Single by Paul Wall

from the album The Peoples Champ
- Released: January 10, 2006
- Recorded: 2005
- Genre: Hip hop, R&B
- Length: 4:38
- Label: Atlantic
- Songwriters: Paul Slayton, Eugene Record
- Producers: Speez, Continuous

Paul Wall singles chronology
| "They Don't Know" (2005) | "Girl" (2006) | "Drive Slow" (2006) |

= Girl (Paul Wall song) =

"Girl" is the third single from Houston rapper Paul Wall's album The Peoples Champ. It samples the song "Oh Girl" by The Chi-Lites. It peaked at number 35 on Billboard Hot 100, making it his highest-charting solo single to date. The video of the single also featured comedian Katt Williams and actress Meagan Good.
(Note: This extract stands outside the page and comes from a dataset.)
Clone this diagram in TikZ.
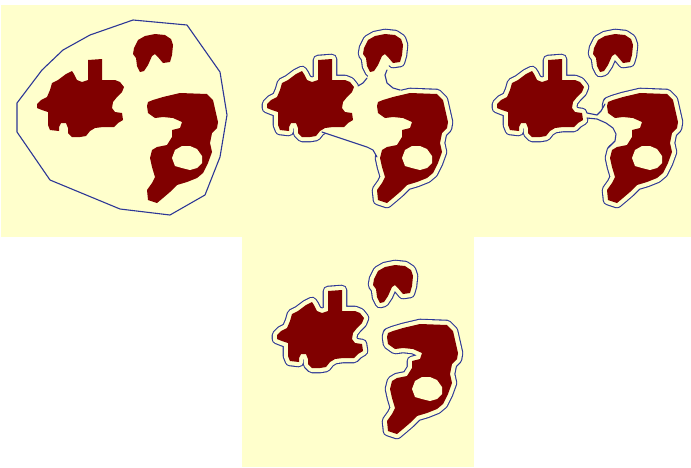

==Commercial performance==
"Girl" debuted on the Billboard Hot 100 the week of March 18, 2006 at number 95. It peaked at number 35 the week of May 20, 2006 and held that position for two weeks. It stayed on the charts for sixteen weeks.

==Charts==

===Weekly charts===

| Chart (2006) | Peak position |
|---|---|
| US Billboard Hot 100 | 35 |
| US Pop Airplay (Billboard) | 21 |
| US Hot R&B/Hip-Hop Songs (Billboard) | 42 |
| US Hot Rap Songs (Billboard) | 7 |
| US Rhythmic (Billboard) | 3 |

===Year-end charts===

| Chart (2006) | Position |
|---|---|
| US Rhythmic (Billboard) | 29 |

==Certifications==

| Region | Certification | Certified units/sales |
| United States (RIAA) | Gold | 500,000^{^} |
^{^} Shipments figures based on certification alone.